Overview of Space-Filling Designs

Space-filling designs are useful for modeling systems that are deterministic or near-deterministic. One example of a deterministic system is a computer simulation. Such simulations can be very complex involving many variables with complicated interrelationships. A goal of designed experiments on these systems is to find a simpler empirical model that adequately predicts the behavior of the system over limited ranges of the factors.

In experiments on systems where there is substantial random noise, the goal is to minimize the variance of prediction. In experiments on deterministic systems, there is no variance but there is bias. Bias is the difference between the approximation model and the true mathematical function. The goal of space-filling designs is to bound the bias.

One approach to bound the bias is to spread the design points out as far from each other as possible while staying inside the experimental boundaries. The other approach is to space the points out evenly over the region of interest.

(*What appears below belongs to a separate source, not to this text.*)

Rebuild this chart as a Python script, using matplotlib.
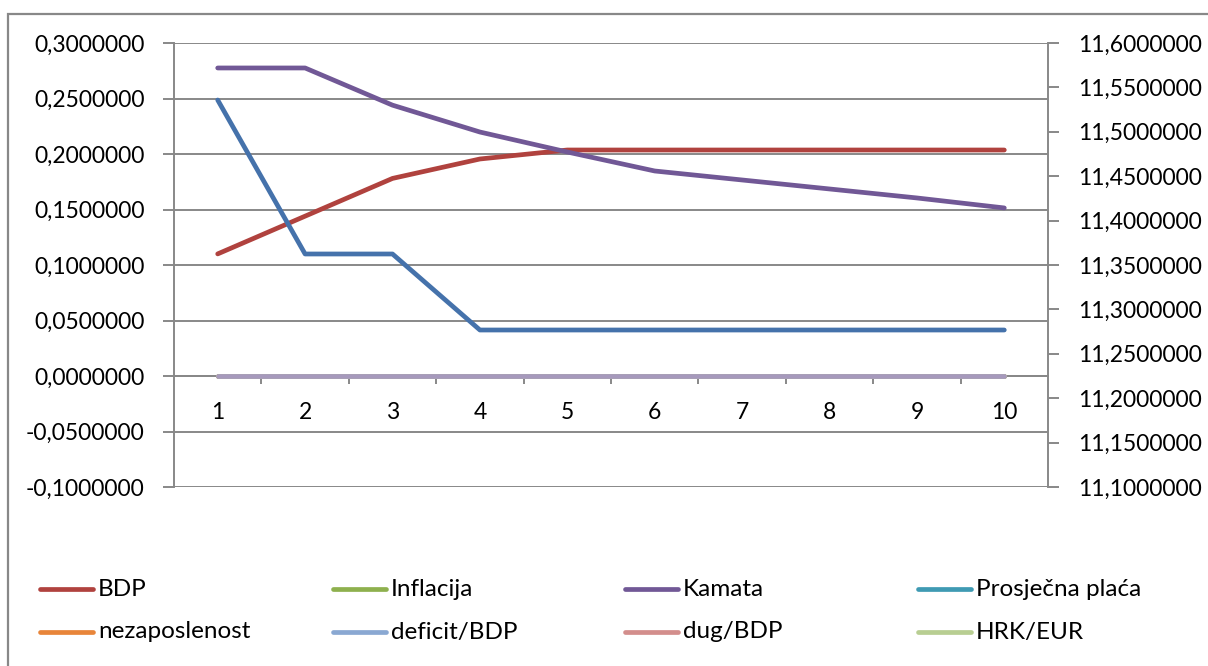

The Space Filling designer supports the following design methods:

Sphere Packing

Maximizes the minimum distance between pairs of design points. See Sphere-Packing Designs and Create the Sphere-Packing Design for the Borehole Data.

Latin Hypercube

Maximizes the minimum distance between design points but requires even spacing of the levels of each factor. This method produces designs that mimic the uniform distribution. The Latin Hypercube method is a compromise between the Sphere-Packing method and the Uniform design method. See Latin Hypercube Designs.

Uniform

Minimizes the discrepancy between the design points (which have an empirical uniform distribution) and a theoretical uniform distribution. See Uniform Designs.

Minimum Potential

Spreads points out inside a sphere around the center. See Minimum Potential Designs.

Maximum Entropy

Measures the amount of information contained in the distribution of a set of data. See Maximum Entropy Designs.

Gaussian Process IMSE Optimal

Creates a design that minimizes the integrated mean squared error of the Gaussian process over the experimental region. See Gaussian Process IMSE Optimal Designs.

Fast Flexible Filling

The Fast Flexible Filling method forms clusters from random points in the design space. These clusters are used to choose design points according to an optimization criterion. This is the only method that can accommodate categorical factors and constraints on the design space. You can specify linear constraints and disallowed combinations. See Fast Flexible Filling Designs and Creating and Viewing a Constrained Fast Flexible Filling Design.

Note: If the number of runs is 500 or less, a Gaussian Process model is saved to the data table. If the number of runs exceeds 500, a Neural model is saved to the data table.